L’épidémie que nous traversons est une épreuve redoutable, mais, comme le disent les Anglais, une mer calme n’a jamais fait un bon marin… Grâce à notre détermination et à notre créativité, nous pouvons faire de cette crise une opportunité de nous dépasser et de nous renforcer.
Ce projet de loi marque une avancée importante dans la résolution de la crise. Le groupe Les Indépendants le soutient pleinement.
« Le commencement est la moitié du tout », disait Aristote. Nous avons commencé. Et nous nous tenons prêts, dès aujourd’hui, avec l’ensemble de nos collègues, à accompagner le Gouvernement dans la suite de ce combat !
Nous avons tous conscience des contraintes que créent les décisions que nous prenons aujourd’hui. Nous allons imposer aux Français l’obligation de la patience. Chacune et chacun d’entre eux va devenir pour quelques semaines un Robinson Crusoé. Les rivages de notre île seront les murs de nos maisons ou de nos appartements. Certains y vivront seuls, d’autres auront la chance de les partager avec un ou plusieurs Vendredi.
À mesure que les jours succéderont aux jours, une forme de routine étrange va s’installer pour les Français. Ce sera dur pour eux, car ils sont plus obstinément attachés à leur liberté qu’ils ne sont naturellement doués de patience. Ils vont devoir s’adapter à une situation contre nature, contre leur nature, et faire confiance à leur allié dans ce combat : le temps.
Jusqu’à ce jour, le temps était un ennemi, du moins un adversaire. Notre époque, qui est plutôt celle de la fulgurance, confond volontiers le rapide et le vivant. Nous vivons au temps du haut débit et du train à grande vitesse. Nous avons même appris à multiplier le temps, ou plutôt les tâches : désormais, nous travaillons sur nos ordinateurs tout en dialoguant par WhatsApp avec des amis et en consultant nos mails, le tout sur fond d’un concerto de Mozart.

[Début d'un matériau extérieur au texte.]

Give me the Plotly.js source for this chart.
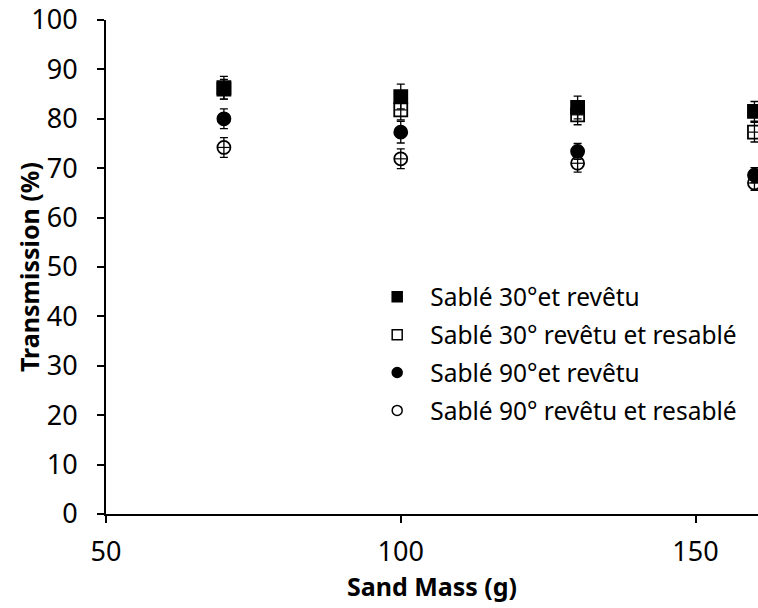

Le problème, avec la recherche de l’intense, c’est qu’elle ruine la sensibilité et l’intimité. Nous ne recherchons plus le calme, parce qu’il nous semble un sommeil…
Je voudrais proposer aux Français de profiter de ces quelques semaines d’isolement forcé pour partir, comme nous le suggérait Proust, à la recherche du temps perdu. Tout le monde connaît la première phrase de son œuvre : « Longtemps, je me suis couché de bonne heure. » Nous allons pouvoir nous coucher et nous lever à l’heure que nous voulons et retrouver pendant un moment la maîtrise de nos journées. Nous allons pouvoir penser, car, comme le dit le Bouddha, « la patience est la plus grande des prières ».
Peut-être même parviendrons-nous à mettre en pratique cet aphorisme de Vauvenargues : « La patience est l’art d’espérer. » Car, en définitive, la seule chose dont les Français aient besoin en ce moment, c’est l’espoir. Par chance, cette qualité ne leur a jamais fait défaut.